Nullable is just a type that has been introduced in .NET 2.0 so that you are able to use ' nullable value types'. For instance, if you have a method wich has a datetime-parameter that is optional; instead of passing a 'magic value' like DateTime.MinValue, you can now pass null to that method if you do not want to use that parameter.

Answer 3

In generic classes where T: struct means that type T cannot be null. However Nullable types are designed to add nullability to structs. Technically they are structs, but they behave like they may contain null value. Because of this ambiguity the use of nullables is not allowed with where T: struct constraint - see Constraints on Type Parameters

Nullable types are not just generic structs with special C# compiler support. Nullable types are supported by CLR itself (see CLR via C# by Jeffrey Richter), and looks like this special CLR support makes them non-recursive.

• CLR supports special boxing/unboxing rules int? i = 1; object o = i will put int value into variable o and not Nullable<int> value. In case of multiple nullables - should o = (int??)1; contain int or int? value?
• CLR has special support for calling GetType and interface members - it calls methods of underlying type. This actually leads to situation when Nullable.GetType() throws a NullObjectReference exception, when it has NullValueFlag.

As for C#, there are a lot of features in C# that are hard-coded for nullable types. Based on this article Nullable Types (C# Programming Guide) the primary goal of introducing nullable types is to add null support for the types that do not support nulls. Logically, since DateTime? already supports nulls it shouldn't be allowed to be "more" nullable.

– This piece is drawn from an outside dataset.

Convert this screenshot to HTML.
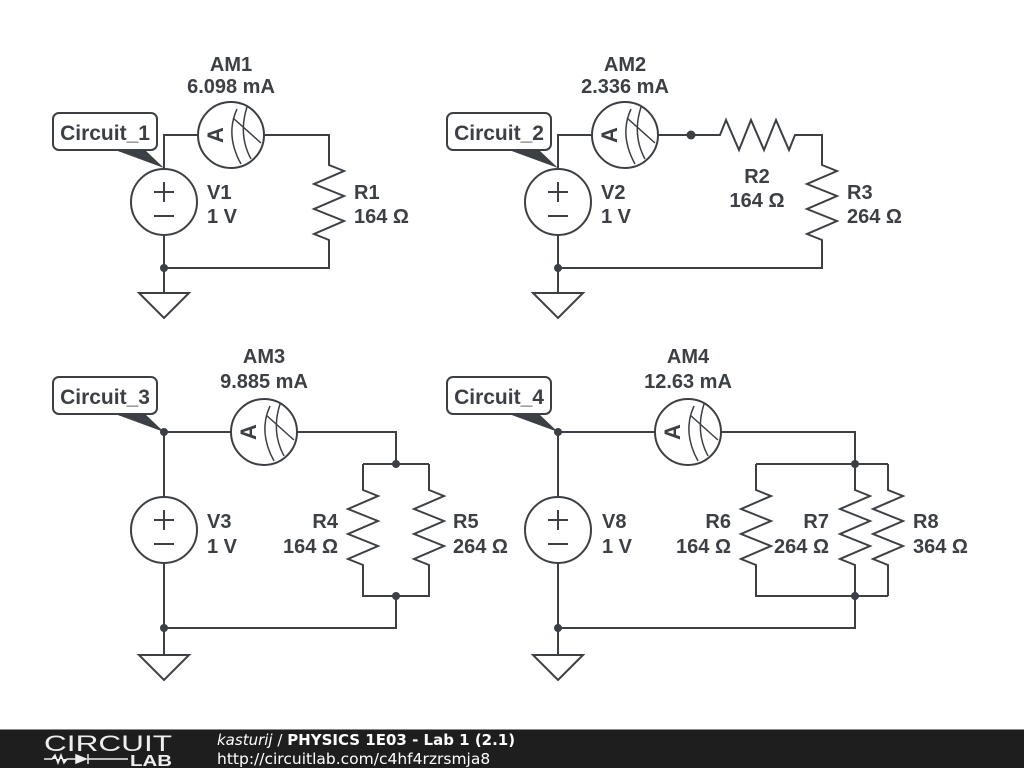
<!DOCTYPE html>
<html><head><meta charset="utf-8"><style>
html,body{margin:0;padding:0;background:#fff;}
svg{display:block;}
text{font-family:"Liberation Sans",Arial,sans-serif;font-weight:bold;fill:#3c4044;font-size:20px;}
</style></head><body>
<svg width="1024" height="768" viewBox="0 0 1024 768" xmlns="http://www.w3.org/2000/svg">
<defs>
<g id="am">
<circle cx="0" cy="0" r="33" fill="#fff" stroke="#3c4044" stroke-width="2"/>
<text x="0" y="0" transform="translate(-8,0) rotate(-90)" text-anchor="middle" style="font-size:22px">A</text>
<path d="M6,-26 Q-6,0 10,29 M16,-28 Q7,0 20,24 M2,-17 L30,8" fill="none" stroke="#3c4044" stroke-width="1.5"/>
</g>
<g id="vs">
<circle cx="0" cy="0" r="33" fill="#fff" stroke="#3c4044" stroke-width="2"/>
<path d="M-10,-10 H10 M0,-20 V0 M-10,14 H10" stroke="#3c4044" stroke-width="2"/>
</g>
</defs>
<g fill="none" stroke="#3c4044" stroke-width="2">
<path d="M164,169 V135 H198 M264,135 H329 V165 L344,171 L314,184 L344,196 L314,209 L344,221 L314,234 L329,240 V268 H164 V235 M164,268 V293"/>
<path d="M139,293 H189 L164,318 Z"/>
<path d="M558,169 V135 H592 M658,135 H720 L726,120 L739,150 L751,120 L764,150 L776,120 L789,150 L795,135 H822 V165 L837,171 L807,184 L837,196 L807,209 L837,221 L807,234 L822,240 V268 H558 V235 M558,268 V293"/>
<path d="M533,293 H583 L558,318 Z"/>
<path d="M164,497 V432 H231 M297,432 H396 V464 M363,464 H429 M363,464 V490 L378,496 L348,509 L378,521 L348,534 L378,546 L348,559 L363,565 V596 H429 V565 L414,559 L444,546 L414,534 L444,521 L414,509 L444,496 L429,490 V464 M396,596 V628 H164 V563 M164,628 V655"/>
<path d="M139,655 H189 L164,680 Z"/>
<path d="M558,497 V432 H655 M721,432 H855 V464 M756,464 H888 M756,464 V490 L771,496 L741,509 L771,521 L741,534 L771,546 L741,559 L756,565 V596 H888 M855,464 V490 L870,496 L840,509 L870,521 L840,534 L870,546 L840,559 L855,565 V596 M888,464 V490 L903,496 L873,509 L903,521 L873,534 L903,546 L873,559 L888,565 V596 M855,596 V628 H558 V563 M558,628 V655"/>
<path d="M533,655 H583 L558,680 Z"/>
</g>
<g fill="#3c4044">
<circle cx="164" cy="268" r="4"/><circle cx="558" cy="268" r="4"/><circle cx="691" cy="135" r="4.5"/>
<circle cx="164" cy="432" r="4"/><circle cx="396" cy="464" r="4"/><circle cx="396" cy="596" r="4"/><circle cx="164" cy="628" r="4"/>
<circle cx="558" cy="432" r="4"/><circle cx="855" cy="464" r="4"/><circle cx="855" cy="596" r="4"/><circle cx="558" cy="628" r="4"/>
</g>
<use href="#vs" x="164" y="202"/><use href="#vs" x="558" y="202"/><use href="#vs" x="164" y="530"/><use href="#vs" x="558" y="530"/>
<use href="#am" x="231" y="135"/><use href="#am" x="625" y="135"/><use href="#am" x="264" y="432"/><use href="#am" x="688" y="432"/>
<g>
<path d="M115,150 L145,150 L164,168 Z" fill="#3c4044"/>
<rect x="53" y="113" width="104" height="37" rx="6" fill="#fff" stroke="#3c4044" stroke-width="2"/>
<text x="105" y="140" text-anchor="middle" style="font-size:21px">Circuit_1</text>
<path d="M509,150 L539,150 L558,168 Z" fill="#3c4044"/>
<rect x="447" y="113" width="104" height="37" rx="6" fill="#fff" stroke="#3c4044" stroke-width="2"/>
<text x="499" y="140" text-anchor="middle" style="font-size:21px">Circuit_2</text>
<path d="M115,414 L145,414 L164,432 Z" fill="#3c4044"/>
<rect x="53" y="377" width="104" height="37" rx="6" fill="#fff" stroke="#3c4044" stroke-width="2"/>
<text x="105" y="404" text-anchor="middle" style="font-size:21px">Circuit_3</text>
<path d="M509,414 L539,414 L558,432 Z" fill="#3c4044"/>
<rect x="447" y="377" width="104" height="37" rx="6" fill="#fff" stroke="#3c4044" stroke-width="2"/>
<text x="499" y="404" text-anchor="middle" style="font-size:21px">Circuit_4</text>
</g>
<text x="231" y="71" text-anchor="middle">AM1</text><text x="231" y="93" text-anchor="middle">6.098 mA</text>
<text x="207" y="199">V1</text><text x="207" y="223">1 V</text>
<text x="354" y="199">R1</text><text x="354" y="223">164 Ω</text>
<text x="625" y="71" text-anchor="middle">AM2</text><text x="625" y="93" text-anchor="middle">2.336 mA</text>
<text x="601" y="199">V2</text><text x="601" y="223">1 V</text>
<text x="757" y="183" text-anchor="middle">R2</text><text x="757" y="207" text-anchor="middle">164 Ω</text>
<text x="847" y="199">R3</text><text x="847" y="223">264 Ω</text>
<text x="264" y="363" text-anchor="middle">AM3</text><text x="264" y="388" text-anchor="middle">9.885 mA</text>
<text x="207" y="528">V3</text><text x="207" y="553">1 V</text>
<text x="338" y="528" text-anchor="end">R4</text><text x="338" y="553" text-anchor="end">164 Ω</text>
<text x="453" y="528">R5</text><text x="453" y="553">264 Ω</text>
<text x="688" y="363" text-anchor="middle">AM4</text><text x="688" y="388" text-anchor="middle">12.63 mA</text>
<text x="602" y="528">V8</text><text x="602" y="553">1 V</text>
<text x="731" y="528" text-anchor="end">R6</text><text x="731" y="553" text-anchor="end">164 Ω</text>
<text x="829" y="528" text-anchor="end">R7</text><text x="829" y="553" text-anchor="end">264 Ω</text>
<text x="913" y="528">R8</text><text x="913" y="553">364 Ω</text>
<rect x="0" y="729" width="1024" height="39" fill="#1e1e1e"/>
<rect x="0" y="729" width="1024" height="1" fill="#888"/>
<text x="44" y="751" textLength="128" lengthAdjust="spacingAndGlyphs" style="font-weight:normal;font-size:22px;fill:#eee">CIRCUIT</text>
<path d="M44,759 H52 L55,755 L58,763 L61,755 L64,763 L67,759 H76 M76,755 V763 L86,759 Z M88,754 V764 M88,759 H128" stroke="#eee" stroke-width="1.5" fill="#eee"/>
<text x="130" y="766" textLength="42" lengthAdjust="spacingAndGlyphs" style="font-size:16px;fill:#eee">LAB</text>
<text x="217" y="745" style="font-family:'DejaVu Sans',sans-serif;font-size:15px;fill:#fff;font-weight:normal"><tspan font-style="italic">kasturij</tspan> / <tspan font-weight="bold">PHYSICS 1E03 - Lab 1 (2.1)</tspan></text>
<text x="217" y="764" style="font-family:'DejaVu Sans',sans-serif;font-size:15.5px;fill:#fff;font-weight:normal">http://circuitlab.com/c4hf4rzrsmja8</text>
</svg>
</body></html>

This document also plainly states that

Nested nullable types are not allowed. The following line will not compile: Nullable<Nullable<int>> n;

Special C# features of nullable types:

• C# has special ?? operator. Should (int???)null ?? (int)1 resolve to (int??)1 or to (int)1 value?
• Nullables have special System.Nullable.GetValueOrDefault property. What should it return for nested nullables?
• Special processing for ? == null and ? != null operators. If the Nullable<Nullable<T>> contains Nullable<T> value, but this value is null, what should HasValue property return? What should be the result of comparison with null?
• Special implicit conversions. Should int?? i = 10 be implicitly convertible?
• Explicit conversions. Should be int i = (int??)10; supported?
• Special support for bool? type Using nullable types. E.g. (bool?)null | (bool?)true == true.

So, should CLR support recursive GetType() call? Should it remove Nullable wrappers when boxing value? If it should do for one-level values, why don't for all other levels as well? Too many options to consider, too many recursive processing.

The easiest solution is to make Nullable<Nullable<T>> non-compilable.